Given the poor overall result for unionism in the regional election to the assembly at Stormont, many commentators expected Arlene Foster, the troubled leader of the Democratic Unionist Party, to express some regret about her contemptuous behaviour towards the Sinn Féin half of the power-sharing executive or indeed the wider nationalist community. Her vow to stage a “bitter” election, one reeking of hibernophobic sentiment, backfired spectacularly, leading to a resurgent vote among northern nationalism. This lifted SF and the Social Democratic and Labour Party to unprecedented levels of support, placing pro-unity and pro-union representatives on a near level pegging. However, far from expressing contrition the Fermanagh politician seems eager to compound her problems – and to further destabilise the hard won peace of the last two decades – by seeking a pan-unionist anti-nationalist axis to possibly contest a further round of elections.
From a plea by Foster published in today’s unionist-leaning Belfast Telegraph:
No one should be surprised with the outcome of the election. For the last six weeks we warned how close the election would be. We warned that there was a real chance that Sinn Fein would emerge as the largest party and they almost did.
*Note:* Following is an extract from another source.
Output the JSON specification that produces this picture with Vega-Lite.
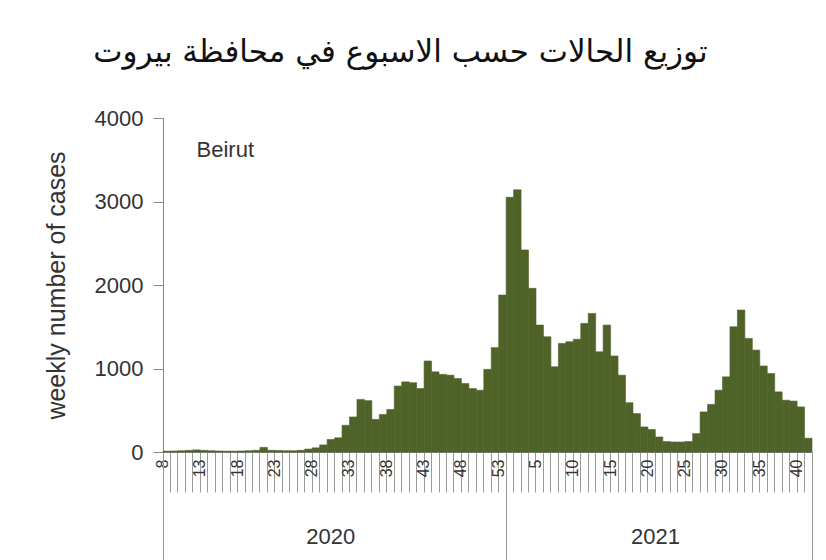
{
  "$schema": "https://vega.github.io/schema/vega-lite/v6.json",
  "width": 649,
  "height": 334,
  "autosize": {"type": "none"},
  "padding": {"left": 163, "top": 118, "right": 14, "bottom": 108},
  "background": "white",
  "title": {
    "text": "توزيع الحالات حسب الاسبوع في محافظة بيروت",
    "font": "DejaVu Sans",
    "fontSize": 31,
    "fontWeight": "normal",
    "color": "#111111",
    "anchor": "middle",
    "dx": -87,
    "offset": 38
  },
  "config": {"view": {"stroke": null}, "font": "Liberation Sans"},
  "data": {
    "values": [
      {"year": 2020, "week": 8, "key": "2020-08", "cases": 10},
      {"year": 2020, "week": 9, "key": "2020-09", "cases": 12},
      {"year": 2020, "week": 10, "key": "2020-10", "cases": 15},
      {"year": 2020, "week": 11, "key": "2020-11", "cases": 20},
      {"year": 2020, "week": 12, "key": "2020-12", "cases": 25},
      {"year": 2020, "week": 13, "key": "2020-13", "cases": 20},
      {"year": 2020, "week": 14, "key": "2020-14", "cases": 15},
      {"year": 2020, "week": 15, "key": "2020-15", "cases": 12},
      {"year": 2020, "week": 16, "key": "2020-16", "cases": 10},
      {"year": 2020, "week": 17, "key": "2020-17", "cases": 10},
      {"year": 2020, "week": 18, "key": "2020-18", "cases": 12},
      {"year": 2020, "week": 19, "key": "2020-19", "cases": 15},
      {"year": 2020, "week": 20, "key": "2020-20", "cases": 20},
      {"year": 2020, "week": 21, "key": "2020-21", "cases": 55},
      {"year": 2020, "week": 22, "key": "2020-22", "cases": 20},
      {"year": 2020, "week": 23, "key": "2020-23", "cases": 18},
      {"year": 2020, "week": 24, "key": "2020-24", "cases": 15},
      {"year": 2020, "week": 25, "key": "2020-25", "cases": 15},
      {"year": 2020, "week": 26, "key": "2020-26", "cases": 20},
      {"year": 2020, "week": 27, "key": "2020-27", "cases": 35},
      {"year": 2020, "week": 28, "key": "2020-28", "cases": 50},
      {"year": 2020, "week": 29, "key": "2020-29", "cases": 85},
      {"year": 2020, "week": 30, "key": "2020-30", "cases": 150},
      {"year": 2020, "week": 31, "key": "2020-31", "cases": 170},
      {"year": 2020, "week": 32, "key": "2020-32", "cases": 320},
      {"year": 2020, "week": 33, "key": "2020-33", "cases": 420},
      {"year": 2020, "week": 34, "key": "2020-34", "cases": 630},
      {"year": 2020, "week": 35, "key": "2020-35", "cases": 615},
      {"year": 2020, "week": 36, "key": "2020-36", "cases": 390},
      {"year": 2020, "week": 37, "key": "2020-37", "cases": 450},
      {"year": 2020, "week": 38, "key": "2020-38", "cases": 510},
      {"year": 2020, "week": 39, "key": "2020-39", "cases": 790},
      {"year": 2020, "week": 40, "key": "2020-40", "cases": 840},
      {"year": 2020, "week": 41, "key": "2020-41", "cases": 830},
      {"year": 2020, "week": 42, "key": "2020-42", "cases": 760},
      {"year": 2020, "week": 43, "key": "2020-43", "cases": 1090},
      {"year": 2020, "week": 44, "key": "2020-44", "cases": 960},
      {"year": 2020, "week": 45, "key": "2020-45", "cases": 930},
      {"year": 2020, "week": 46, "key": "2020-46", "cases": 920},
      {"year": 2020, "week": 47, "key": "2020-47", "cases": 880},
      {"year": 2020, "week": 48, "key": "2020-48", "cases": 820},
      {"year": 2020, "week": 49, "key": "2020-49", "cases": 760},
      {"year": 2020, "week": 50, "key": "2020-50", "cases": 740},
      {"year": 2020, "week": 51, "key": "2020-51", "cases": 990},
      {"year": 2020, "week": 52, "key": "2020-52", "cases": 1250},
      {"year": 2020, "week": 53, "key": "2020-53", "cases": 1880},
      {"year": 2021, "week": 1, "key": "2021-01", "cases": 3050},
      {"year": 2021, "week": 2, "key": "2021-02", "cases": 3140},
      {"year": 2021, "week": 3, "key": "2021-03", "cases": 2420},
      {"year": 2021, "week": 4, "key": "2021-04", "cases": 1960},
      {"year": 2021, "week": 5, "key": "2021-05", "cases": 1520},
      {"year": 2021, "week": 6, "key": "2021-06", "cases": 1380},
      {"year": 2021, "week": 7, "key": "2021-07", "cases": 1020},
      {"year": 2021, "week": 8, "key": "2021-08", "cases": 1300},
      {"year": 2021, "week": 9, "key": "2021-09", "cases": 1320},
      {"year": 2021, "week": 10, "key": "2021-10", "cases": 1350},
      {"year": 2021, "week": 11, "key": "2021-11", "cases": 1540},
      {"year": 2021, "week": 12, "key": "2021-12", "cases": 1660},
      {"year": 2021, "week": 13, "key": "2021-13", "cases": 1200},
      {"year": 2021, "week": 14, "key": "2021-14", "cases": 1520},
      {"year": 2021, "week": 15, "key": "2021-15", "cases": 1150},
      {"year": 2021, "week": 16, "key": "2021-16", "cases": 920},
      {"year": 2021, "week": 17, "key": "2021-17", "cases": 590},
      {"year": 2021, "week": 18, "key": "2021-18", "cases": 460},
      {"year": 2021, "week": 19, "key": "2021-19", "cases": 300},
      {"year": 2021, "week": 20, "key": "2021-20", "cases": 270},
      {"year": 2021, "week": 21, "key": "2021-21", "cases": 180},
      {"year": 2021, "week": 22, "key": "2021-22", "cases": 125},
      {"year": 2021, "week": 23, "key": "2021-23", "cases": 120},
      {"year": 2021, "week": 24, "key": "2021-24", "cases": 120},
      {"year": 2021, "week": 25, "key": "2021-25", "cases": 125},
      {"year": 2021, "week": 26, "key": "2021-26", "cases": 220},
      {"year": 2021, "week": 27, "key": "2021-27", "cases": 480},
      {"year": 2021, "week": 28, "key": "2021-28", "cases": 570},
      {"year": 2021, "week": 29, "key": "2021-29", "cases": 740},
      {"year": 2021, "week": 30, "key": "2021-30", "cases": 900},
      {"year": 2021, "week": 31, "key": "2021-31", "cases": 1500},
      {"year": 2021, "week": 32, "key": "2021-32", "cases": 1700},
      {"year": 2021, "week": 33, "key": "2021-33", "cases": 1360},
      {"year": 2021, "week": 34, "key": "2021-34", "cases": 1220},
      {"year": 2021, "week": 35, "key": "2021-35", "cases": 1030},
      {"year": 2021, "week": 36, "key": "2021-36", "cases": 940},
      {"year": 2021, "week": 37, "key": "2021-37", "cases": 720},
      {"year": 2021, "week": 38, "key": "2021-38", "cases": 620},
      {"year": 2021, "week": 39, "key": "2021-39", "cases": 610},
      {"year": 2021, "week": 40, "key": "2021-40", "cases": 540},
      {"year": 2021, "week": 41, "key": "2021-41", "cases": 165}
    ]
  },
  "layer": [
    {
      "mark": {"type": "bar", "color": "#4F6228", "stroke": "#4F6228", "strokeWidth": 0.6},
      "encoding": {
        "x": {
          "field": "key",
          "type": "ordinal",
          "scale": {"paddingInner": 0, "paddingOuter": 0},
          "axis": {
            "orient": "bottom",
            "title": null,
            "bandPosition": 1,
            "tickExtra": true,
            "tickSize": 40,
            "tickColor": "#9a9a9a",
            "domainColor": "#868686",
            "labelAngle": -90,
            "labelAlign": "right",
            "labelBaseline": "middle",
            "labelOffset": -3.73,
            "labelPadding": -33,
            "labelFontSize": 16,
            "labelColor": "#333333",
            "labelOverlap": false,
            "labelBound": false,
            "labelExpr": "(split(datum.value,'-')[0]=='2020' ? (toNumber(split(datum.value,'-')[1])-8)%5==0 : toNumber(split(datum.value,'-')[1])%5==0) ? toString(toNumber(split(datum.value,'-')[1])) : ''"
          }
        },
        "y": {
          "field": "cases",
          "type": "quantitative",
          "scale": {"domain": [0, 4000], "nice": false},
          "axis": {
            "values": [0, 1000, 2000, 3000, 4000],
            "format": "d",
            "title": "weekly number of cases",
            "titleFontSize": 25,
            "titleFontWeight": "normal",
            "titleColor": "#333333",
            "titlePadding": 25,
            "labelFontSize": 22,
            "labelColor": "#333333",
            "labelPadding": 10,
            "tickSize": 10,
            "tickColor": "#868686",
            "domainColor": "#868686",
            "grid": false
          }
        }
      }
    },
    {
      "transform": [{"filter": "datum.key == '2020-12'"}],
      "mark": {"type": "text", "text": "Beirut", "align": "left", "baseline": "middle", "fontSize": 22, "color": "#333333"},
      "encoding": {
        "x": {
          "field": "key",
          "type": "ordinal",
          "axis": {
            "orient": "bottom",
            "title": null,
            "values": ["2020-08", "2020-53", "2021-41"],
            "bandPosition": 1,
            "tickExtra": true,
            "domain": false,
            "tickSize": 108,
            "tickColor": "#9a9a9a",
            "tickOpacity": {"condition": {"test": "datum.value == '2020-08' && !datum.extra", "value": 0}, "value": 1},
            "labelAngle": 0,
            "labelAlign": "center",
            "labelBaseline": "top",
            "labelPadding": -34,
            "labelFontSize": 22,
            "labelColor": "#333333",
            "labelOverlap": false,
            "labelBound": false,
            "labelOffset": {"condition": {"test": "datum.value == '2020-08'", "value": 164}, "value": 153},
            "labelExpr": "datum.value == '2020-08' ? '2020' : datum.value == '2020-53' ? '2021' : ''"
          }
        },
        "y": {"datum": 3620, "type": "quantitative", "axis": null}
      }
    }
  ],
  "resolve": {"axis": {"x": "independent", "y": "independent"}}
}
In fact, Sinn Fein finished only one seat behind the DUP and secured just over 1,000 fewer votes.
We must accept and recognise the fact that the DUP fought the election in the most difficult of circumstances. In the months leading up to the election, we were being assailed on all sides from political opponents and the media alike.
This election has undoubtedly been a wake-up call for unionism.
We must not only hold the vote that we already have, we also need to expand to the next generation of voters. That is both in terms of first preference votes and also in terms of our capacity to win transfers.
Ideally, I would like to see a renewed attempt to create unionist unity where the parties would come together.
Failing that, we need to agree transfer pacts where unionists transfer down the ballot paper to each other.
The DUP boss sought to stir up ethno-sectarian passions during the recent election and the voters of the Six Counties delivered her – and unionism in general – a resounding slap in the face. Her response? To double-down on the Trumpesque appeal to ethnic-baiting while attacking the press and other critics. If Foster believes that a second regional election this year will favour her grey-haired party and geriatric unionism as a whole she is even more deluded than previously assumed. 2017 is not 1917 and the Good Friday Agreement is not a Home Rule Bill.